一方,テレンティウスは,前190年ころにカルタゴに生まれた奴隷であったが,ローマに連れてこられて教育をうけ自由の身となった。彼は前159年に旅の途中で死去したため,6編の作品しか残されていない。その中では《アンドロスの女Andria》《フォルミオPhormio》などが有名である。テレンティウスの作風はプラウトゥスのそれよりも洗練されたものであり,その芝居は大衆的なものというよりはむしろ少数の文学サークルのために書かれたといえる。テレンティウスの練りあげられたラテン語による劇は,のち中世に入って,ラテン語の模範として尊重されることになった。
プラウトゥスもテレンティウスも,シェークスピアやベン・ジョンソン,モリエールに多大の影響を及ぼしている。

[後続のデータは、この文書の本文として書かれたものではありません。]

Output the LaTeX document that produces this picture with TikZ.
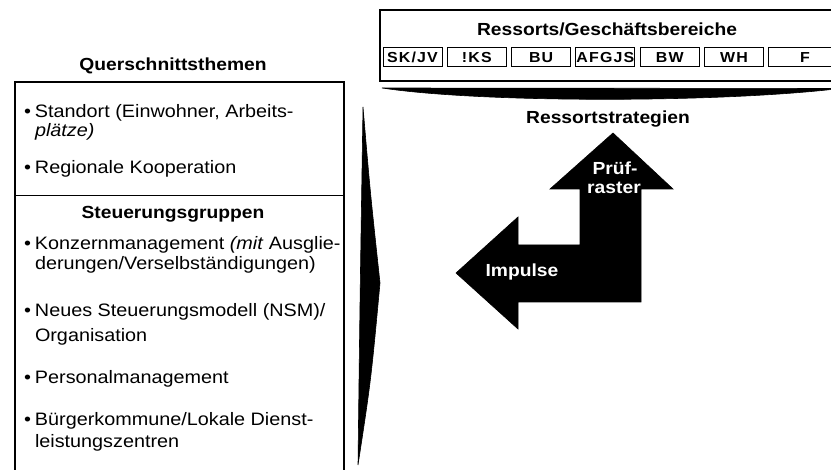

〈パリアタ劇〉に対して,ローマ人の生活に取材する喜劇を〈トガタ劇fabula togata〉(togataは〈ローマ人の平服であるトガ(縁飾はされていない)を着た〉の意)と呼んだが,これに属する喜劇は発展を見ず,現在残されていない。
劇場・上演
これらの芝居の上演は祭りの日に行われることがほとんどであった。場所は劇場であるが,前55年にポンペイウスにより恒久的な石造の劇場ができるまでは,木造の仮設劇場が上演の場であった。プラウトゥスやテレンティウスの劇が上演された〈時空〉は〈祝祭的な時空〉であったということができる。ローマの劇場の観客席は,ギリシアの劇場とは異なり,完全な半円を成しており,オルケストラも半円となり,そこに元老院議員や神官や政府高官の特別席が設けられ,舞台はより広くかつ深いものとなった。また,ギリシアの劇場とは異なり,ローマの劇場では幕が使用されるようになったが,その幕は,幕開けのときに,近代とは逆に,上から下へおろされて使われた。
俳優はすべて男で,社会的地位は低く,奴隷あるいは解放奴隷であったが,キケロの時代になると,社会的名声を得る者も出てきたようである。女優が登場するのはミムスmimus劇(ものまね芝居)やきわめて後の喜劇ぐらいで,ごく限られたものであった。
ローマ演劇のその後
文学的な芝居は徐々に衰微していったが,ミムス劇やパントミムスpantomimus劇(せりふをまったくなくした黙劇。民衆的な雑芸として生き続け,今日のパントマイムにつながる)などはなおしばらく大衆の娯楽として続いた。しかし,それすらも帝政期に入ると衰微した。さらに,国家宗教としてのキリスト教が制度化され,キリスト教教会の力が強くなるにつれて,演劇は敵視され,ついに後6世紀のユスティニアヌス帝は帝国内の劇場閉鎖を命令するにいたったのである。
ローマ演劇は,例えばギリシア演劇と比較した場合に,その芸術的収穫は乏しいといわざるを得ない。しかし,ギリシア演劇の豊かな水脈を継承して,それを中世,ルネサンス,近世へと伝えた点,特にシェークスピアや古典主義の演劇に多大な影響を与えたという点で,重要な意味を持つということができる。